Instructions for the task >> Narrow the data below down to the lines containing "this".

Data provided >>
#####
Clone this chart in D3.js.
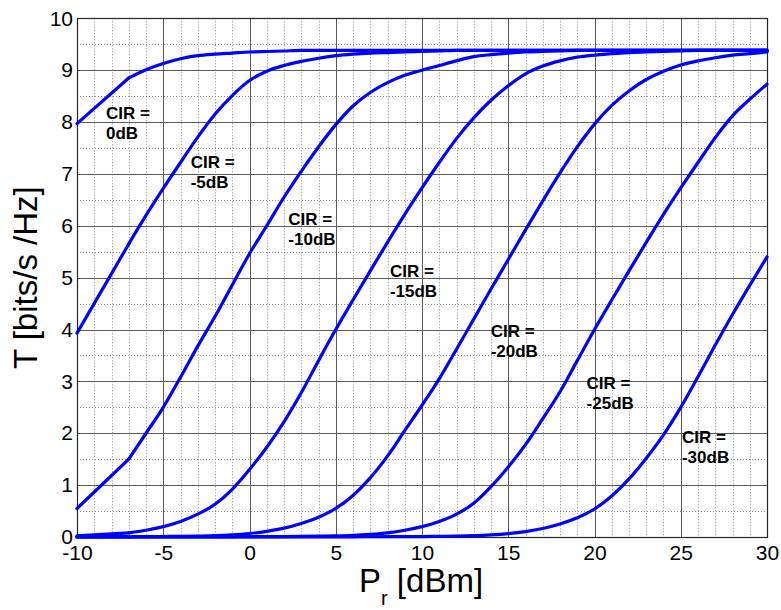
#####
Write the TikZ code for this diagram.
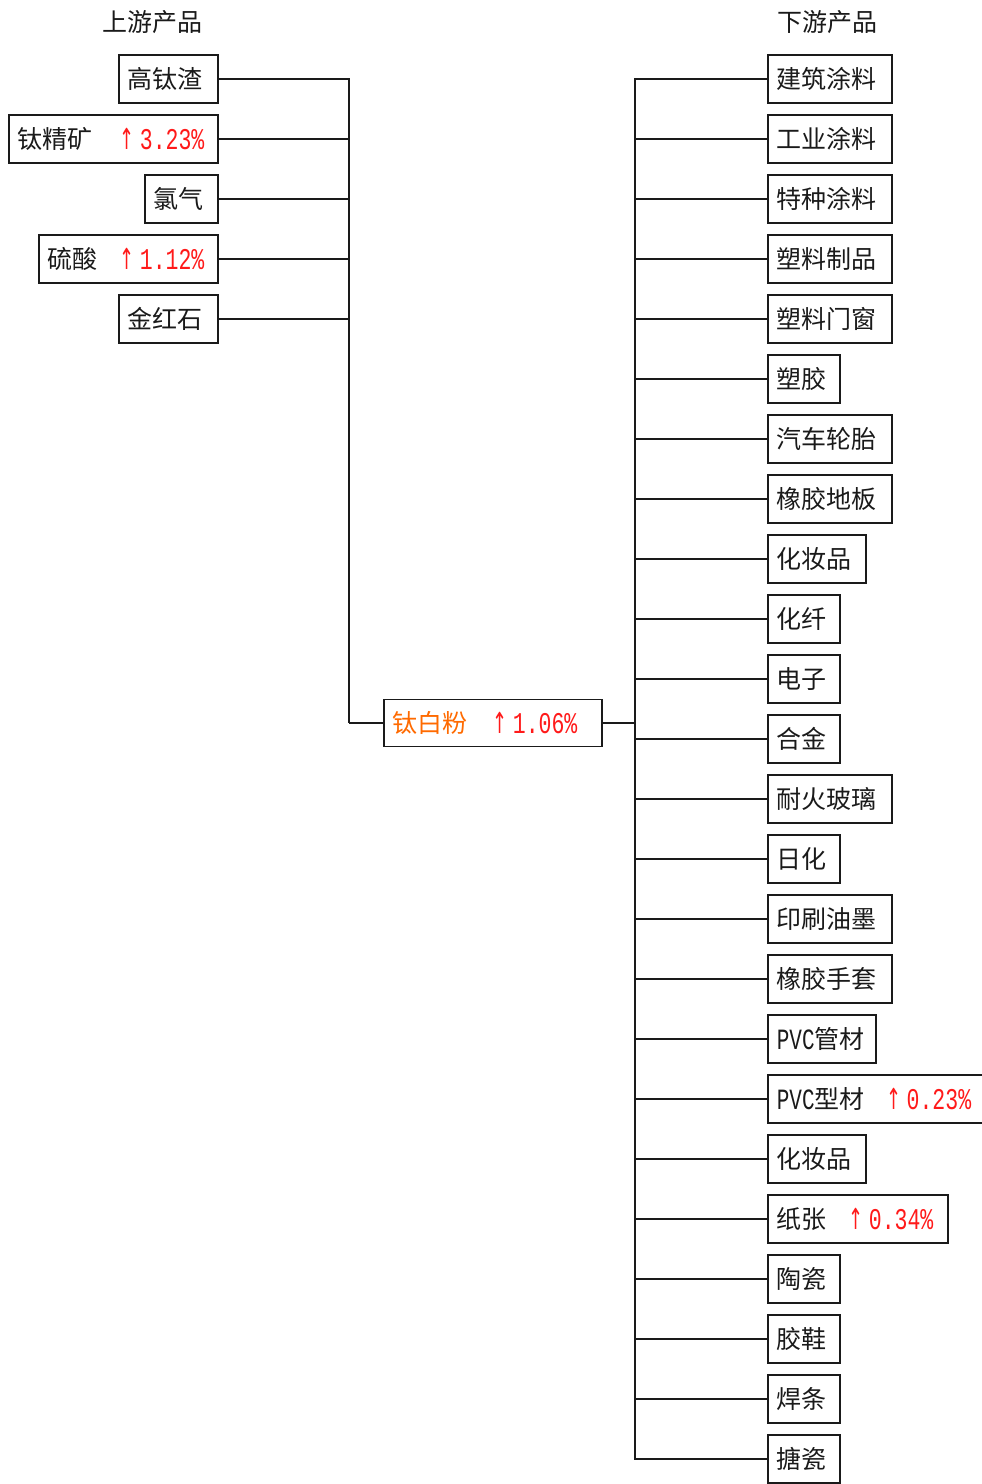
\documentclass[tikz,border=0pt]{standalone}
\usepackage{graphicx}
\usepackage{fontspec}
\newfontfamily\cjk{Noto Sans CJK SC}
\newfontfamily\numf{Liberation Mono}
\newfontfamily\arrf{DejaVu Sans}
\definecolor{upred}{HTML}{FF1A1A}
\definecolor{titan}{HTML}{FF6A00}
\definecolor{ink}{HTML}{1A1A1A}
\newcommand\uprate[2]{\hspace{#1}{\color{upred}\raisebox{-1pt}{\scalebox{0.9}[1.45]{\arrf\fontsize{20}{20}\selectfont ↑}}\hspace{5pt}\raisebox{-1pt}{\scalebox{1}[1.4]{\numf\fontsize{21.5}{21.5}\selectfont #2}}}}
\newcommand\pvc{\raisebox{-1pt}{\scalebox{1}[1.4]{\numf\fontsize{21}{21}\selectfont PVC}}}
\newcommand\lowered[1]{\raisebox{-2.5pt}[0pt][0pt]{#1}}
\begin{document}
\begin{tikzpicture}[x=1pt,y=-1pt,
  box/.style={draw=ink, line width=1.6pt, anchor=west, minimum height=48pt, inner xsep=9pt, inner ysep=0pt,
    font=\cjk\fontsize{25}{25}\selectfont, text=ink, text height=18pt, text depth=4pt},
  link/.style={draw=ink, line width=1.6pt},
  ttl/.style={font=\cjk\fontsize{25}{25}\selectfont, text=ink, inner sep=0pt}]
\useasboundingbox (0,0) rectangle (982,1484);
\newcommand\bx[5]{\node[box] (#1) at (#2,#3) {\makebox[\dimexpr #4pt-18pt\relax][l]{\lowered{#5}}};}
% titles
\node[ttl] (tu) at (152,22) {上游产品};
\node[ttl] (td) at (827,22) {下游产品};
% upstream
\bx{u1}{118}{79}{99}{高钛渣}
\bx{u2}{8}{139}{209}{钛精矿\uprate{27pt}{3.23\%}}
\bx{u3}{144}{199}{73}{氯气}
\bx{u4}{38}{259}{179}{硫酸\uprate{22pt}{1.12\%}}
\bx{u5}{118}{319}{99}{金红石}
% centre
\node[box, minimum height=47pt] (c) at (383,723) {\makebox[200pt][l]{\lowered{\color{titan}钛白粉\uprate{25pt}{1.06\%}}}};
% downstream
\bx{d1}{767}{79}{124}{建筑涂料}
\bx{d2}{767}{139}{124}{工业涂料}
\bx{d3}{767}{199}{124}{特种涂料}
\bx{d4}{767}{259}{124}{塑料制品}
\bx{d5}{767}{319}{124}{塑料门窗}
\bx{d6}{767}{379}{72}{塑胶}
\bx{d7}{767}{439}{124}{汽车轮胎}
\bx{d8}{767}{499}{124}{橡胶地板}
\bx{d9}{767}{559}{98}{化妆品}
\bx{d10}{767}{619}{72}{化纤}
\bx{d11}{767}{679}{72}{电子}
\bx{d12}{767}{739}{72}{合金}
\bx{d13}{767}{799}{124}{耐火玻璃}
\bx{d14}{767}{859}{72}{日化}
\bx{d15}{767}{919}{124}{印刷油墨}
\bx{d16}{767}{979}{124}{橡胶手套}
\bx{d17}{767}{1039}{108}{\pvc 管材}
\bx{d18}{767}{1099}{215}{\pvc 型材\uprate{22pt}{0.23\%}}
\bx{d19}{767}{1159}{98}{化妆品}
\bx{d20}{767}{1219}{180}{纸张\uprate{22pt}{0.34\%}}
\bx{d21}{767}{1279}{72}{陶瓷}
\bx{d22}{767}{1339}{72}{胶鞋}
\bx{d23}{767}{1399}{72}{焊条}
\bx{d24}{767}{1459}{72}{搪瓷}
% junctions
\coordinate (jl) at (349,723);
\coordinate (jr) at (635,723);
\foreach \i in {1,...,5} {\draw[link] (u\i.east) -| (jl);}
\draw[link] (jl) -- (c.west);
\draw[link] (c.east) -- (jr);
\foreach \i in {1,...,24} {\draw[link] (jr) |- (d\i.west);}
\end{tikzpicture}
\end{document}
#####
Exercise solution >>
Clone this chart in D3.js.
Write the TikZ code for this diagram.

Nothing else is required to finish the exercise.